Nuova formazione che è un’autentica bomba: c’è ancora Bill Bruford con il suo drumming imprevedibile e colorito; c’è Tony Levin, fuoriclasse del basso ed uno dei pochissimi uomini al mondo che, all’alba degli anni ottanta, sappiano suonare quell’infernale strumento chiamato stick bass; infine c’è appunto Adrian Belew, geniale chitarrista che ha già prestato il suo estro ad artisti come Zappa, Bowie e, come detto, Talking Heads.
“Elephant Talk”, brano d’apertura dell’album e destinato a diventare un classico del gruppo, è a tutti gli effetti il biglietto da visita dei nuovi Crimson. La tecnica strumentale è al limite del prodigioso, la sezione ritmica svolge un lavoro di primissimo piano e per la prima volta Fripp “tollera” la presenza di un altro chitarrista che peraltro si permette spesso e volentieri il lusso di rubargli la scena (indimenticabili i barriti della chitarra di Adrian).
“Thela Hun Ginjeet” è forse il brano che maggiormente mette in evidenza l’ eccezionale complessità ritmica e armonica della musica del rinato Re. Memorabile l’inizio del pezzo, con gli accordi scatenati di Belew e l’ ingresso del basso di Tony Levin che traccia col suo strumento eccezionali linee melodiche, fungendo allo stesso tempo acrobaticamente da cerniera, mantenendo un difficilissimo equilibrio ritmico tra le chitarre a briglia sciolta e il drumming fantasioso di Bruford. Uno dei brani tecnicamente più difficili nella storia del gruppo, senza ombra di dubbio.
E così, tra vecchi incubi (“Indiscipline”) dolci assaggi di melodia crimsoniana (“Matte Kudasai”), intrecci strumentali di inaudita complessità (“Frame by frame”, “Discipline”) il Re completa la sua nuova opera tornando a stupire e creando un’altra pietra miliare, così come tali erano stati album come “In the Court of the Crimson King”, “Larks’ Tongues in Aspic” e “Red”.

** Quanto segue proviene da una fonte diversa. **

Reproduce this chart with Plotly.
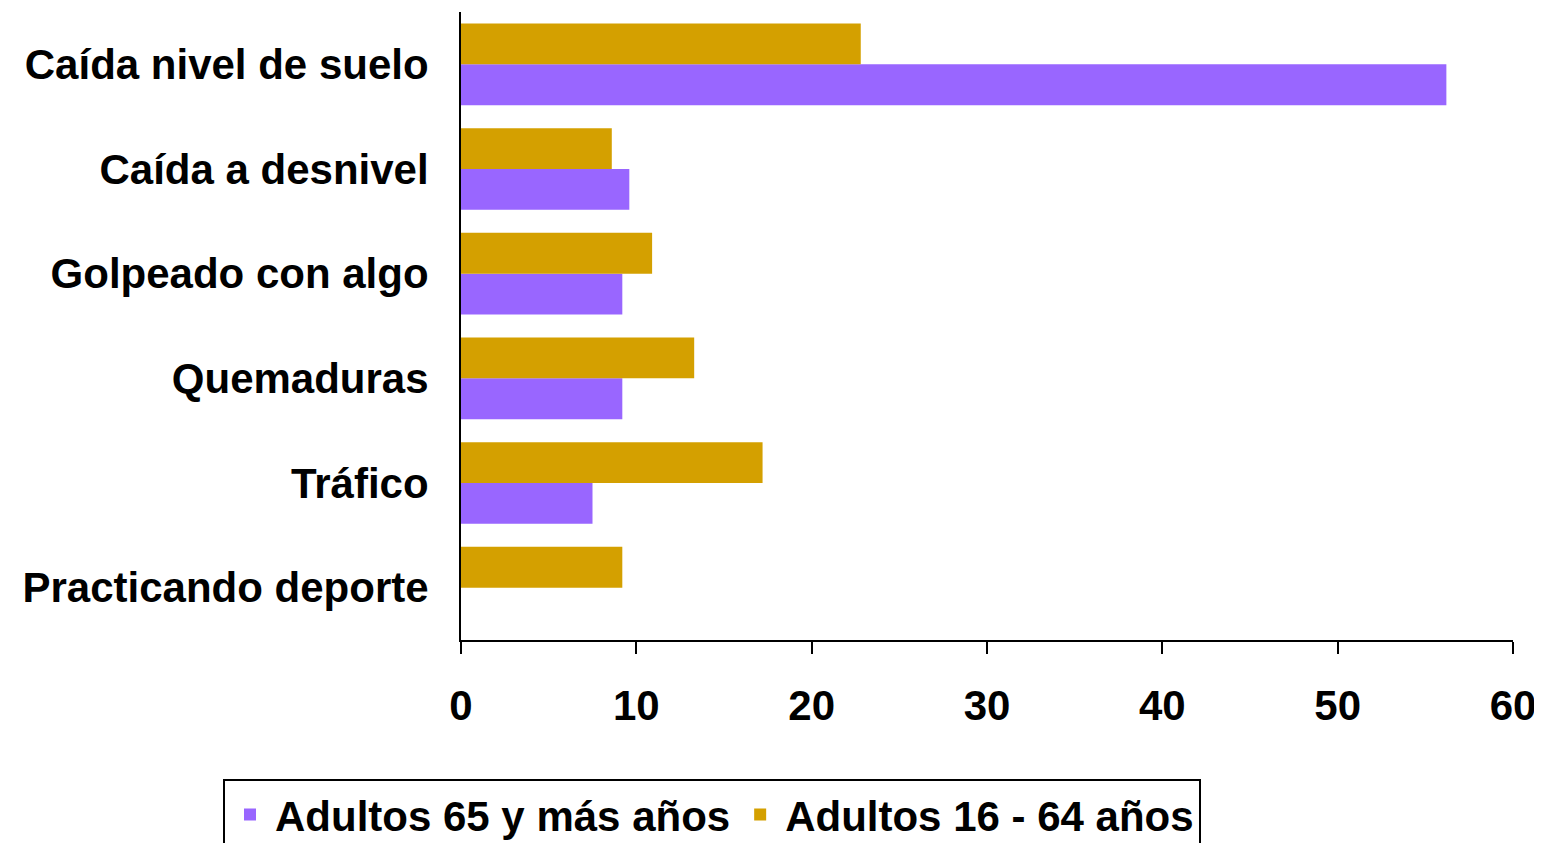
import plotly.graph_objects as go

categories = ["Caída nivel de suelo", "Caída a desnivel", "Golpeado con algo",
              "Quemaduras", "Tráfico", "Practicando deporte"]
adultos_65 = [56.2, 9.6, 9.2, 9.2, 7.5, 0]
adultos_16_64 = [22.8, 8.6, 10.9, 13.3, 17.2, 9.2]
x_ticks = [0, 10, 20, 30, 40, 50, 60]

# Plotly draws the first category at the bottom: reverse so the first is on top
cats_r = categories[::-1]
a65_r = adultos_65[::-1]
a16_r = adultos_16_64[::-1]

FONT = "Arial, Liberation Sans, sans-serif"
FS = 42

fig = go.Figure()
fig.add_trace(go.Bar(y=cats_r, x=a65_r, orientation="h", name="Adultos 65 y más años",
                     marker=dict(color="#9966FF", line=dict(width=0))))
fig.add_trace(go.Bar(y=cats_r, x=a16_r, orientation="h", name="Adultos 16 - 64 años",
                     marker=dict(color="#D4A000", line=dict(width=0))))

fig.update_layout(
    width=1542, height=843,
    margin=dict(l=453, r=37, t=4, b=211, autoexpand=False),
    paper_bgcolor="white", plot_bgcolor="white",
    barmode="group", bargap=0.22, bargroupgap=0,
    font=dict(family=FONT, size=FS, color="black", weight="bold"),
    showlegend=True,
    legend=dict(orientation="h", x=0.2386, xanchor="center", y=-0.221, yanchor="top",
                bordercolor="black", borderwidth=2, bgcolor="white", itemwidth=40,
                font=dict(family=FONT, size=FS, color="black", weight="bold"),
                traceorder="normal"),
    xaxis=dict(range=[0, 60], tickvals=x_ticks, ticks="outside", ticklen=12, tickwidth=2,
               tickcolor="black", showline=True, linecolor="black", linewidth=2,
               showgrid=False, zeroline=False, ticklabelstandoff=16,
               tickfont=dict(family=FONT, size=FS, color="black", weight="bold")),
    yaxis=dict(showline=True, linecolor="black", linewidth=2, ticks="", showgrid=False,
               ticklabelstandoff=22,
               tickfont=dict(family=FONT, size=FS, color="black", weight="bold")),
)

fig.write_html("out.html")
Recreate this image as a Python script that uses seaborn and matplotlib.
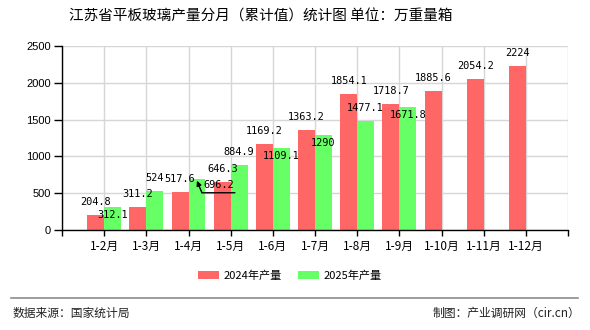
import matplotlib
matplotlib.use("Agg")
import matplotlib.pyplot as plt
from matplotlib.patches import Patch
from matplotlib.transforms import ScaledTranslation
from matplotlib.lines import Line2D
import seaborn as sns
import pandas as pd
import numpy as np

# ---- data -------------------------------------------------------------
months = ["1-2月", "1-3月", "1-4月", "1-5月", "1-6月", "1-7月",
          "1-8月", "1-9月", "1-10月", "1-11月", "1-12月"]
prod_2024 = [204.8, 311.2, 517.6, 646.3, 1169.2, 1363.2,
             1854.1, 1718.7, 1885.6, 2054.2, 2224]
prod_2025 = [312.1, 524, 696.2, 884.9, 1109.1, 1290,
             1477.1, 1671.8]
series_names = ["2024年产量", "2025年产量"]
y_ticks = [0, 500, 1000, 1500, 2000, 2500]

# where each 2025 value label sits relative to its bar top
label_place_2025 = ["below", "above", "leader", "above",
                    "below", "below", "above", "below"]

colors = {"2024年产量": "#ff6666", "2025年产量": "#66ff66"}

# ---- long-format table -----------------------------------------------
rows = []
for i, m in enumerate(months):
    rows.append({"月份": m, "系列": series_names[0], "产量": prod_2024[i]})
    v25 = prod_2025[i] if i < len(prod_2025) else np.nan
    rows.append({"月份": m, "系列": series_names[1], "产量": v25})
df = pd.DataFrame(rows)

# ---- figure ------------------------------------------------------------
plt.rcParams["font.family"] = ["Noto Sans CJK SC", "DejaVu Sans"]
W, H = 590, 330
fig = plt.figure(figsize=(W / 100, H / 100), dpi=100)
ax = fig.add_axes([62 / W, 1 - 230 / H, (568 - 62) / W, (230 - 46) / H])

sns.barplot(data=df, x="月份", y="产量", hue="系列", order=months,
            hue_order=series_names, palette=colors, width=0.8,
            saturation=1, errorbar=None, legend=False, ax=ax)

ax.set_xlim(-1, 11)
ax.set_ylim(0, 2500)
ax.set_xlabel("")
ax.set_ylabel("")

ax.set_xticks(range(-1, 12))
ax.set_xticklabels([""] + months + [""], fontsize=8.5)
ax.set_yticks(y_ticks)
ax.set_yticklabels([str(t) for t in y_ticks],
                   fontfamily=["Liberation Sans"], fontsize=8)
ax.tick_params(axis="x", length=4, width=1, color="black", pad=3)
ax.tick_params(axis="y", length=6, width=1, color="black", pad=2)

ax.set_axisbelow(True)
ax.grid(True, color="#d6d6d6", lw=1)
for s in ("top", "right"):
    ax.spines[s].set_visible(False)
for s in ("left", "bottom"):
    ax.spines[s].set_color("black")
    ax.spines[s].set_linewidth(1)


def shifted(dx, dy):
    """Data transform shifted by (dx, dy) pixels."""
    return ax.transData + ScaledTranslation(dx / 100, dy / 100,
                                            fig.dpi_scale_trans)


lab_kw = dict(fontfamily=["DejaVu Sans Mono"], fontsize=7.4,
              color="black", ha="center", va="center")

# 2024 labels: above the bars
for i, v in enumerate(prod_2024):
    ax.annotate(f"{v:g}", xy=(i - 0.2, v), xytext=(0, 13),
                textcoords="offset pixels", **lab_kw)

# 2025 labels
for i, v in enumerate(prod_2025):
    x = i + 0.2
    place = label_place_2025[i]
    if place == "above":
        ax.annotate(f"{v:g}", xy=(x, v), xytext=(0, 13),
                    textcoords="offset pixels", **lab_kw)
    elif place == "below":
        ax.annotate(f"{v:g}", xy=(x, v), xytext=(0, -8),
                    textcoords="offset pixels", **lab_kw)
    else:
        # label pushed aside with a leader line
        ax.annotate(f"{v:g}", xy=(x, v), xytext=(22, -6),
                    textcoords="offset pixels", **lab_kw)
        ax.annotate("", xy=(x, v), xycoords=shifted(0, -2),
                    xytext=(x, v), textcoords=shifted(5, -14),
                    arrowprops=dict(arrowstyle="-|>", color="black", lw=1,
                                    shrinkA=0, shrinkB=0,
                                    mutation_scale=7))
        ax.annotate("", xy=(x, v), xycoords=shifted(38, -14),
                    xytext=(x, v), textcoords=shifted(5, -14),
                    arrowprops=dict(arrowstyle="-", color="black", lw=1,
                                    shrinkA=0, shrinkB=0))

# ---- title -------------------------------------------------------------
fig.text(261 / W, 1 - 17 / H,
         "江苏省平板玻璃产量分月（累计值）统计图 单位：万重量箱",
         ha="center", va="center", fontsize=10.5, color="black")

# ---- legend ------------------------------------------------------------
handles = [Patch(facecolor=colors[n], edgecolor="none") for n in series_names]
fig.legend(handles, series_names, loc="center", ncol=2,
           bbox_to_anchor=(290 / W, 1 - 276 / H), frameon=False,
           fontsize=8, handlelength=1.9, handleheight=0.7,
           handletextpad=0.45, columnspacing=1.4)

# ---- footer ------------------------------------------------------------
fig.add_artist(Line2D([11 / W, 578 / W], [1 - 298 / H, 1 - 298 / H],
                      transform=fig.transFigure, color="#8c8c8c", lw=1.2))
fig.text(13 / W, 1 - 313 / H, "数据来源：国家统计局", ha="left",
         va="center", fontsize=8.5, color="#222222")
fig.text(580 / W, 1 - 313 / H, "制图：产业调研网（cir.cn）", ha="right",
         va="center", fontsize=8.5, color="#222222")

fig.savefig("out.png", dpi=100)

Un commento finale a parte lo merita la strumentale “The Sheltering Sky”: musica di difficile classificazione, con stick, percussioni e chitarra di Belew a creare lo sfondo di un esotico immaginario paesaggio che Robert Fripp dipinge magistralmente con chitarre trattate che suonano come mai si era sentito prima (sax elettrici ?), ed utilizzando scale orientaleggianti complesse ed ipnotiche. Fripp rivelerà in seguito, che il contratto obbligava i nuovi Crimson a realizzare altri due dischi oltre a “Discipline”. Ma né “Beat” del 1982 né “Three of a perfect pair” del 1984, pur essendo dischi più che buoni, riusciranno a toccare i livelli di questo album.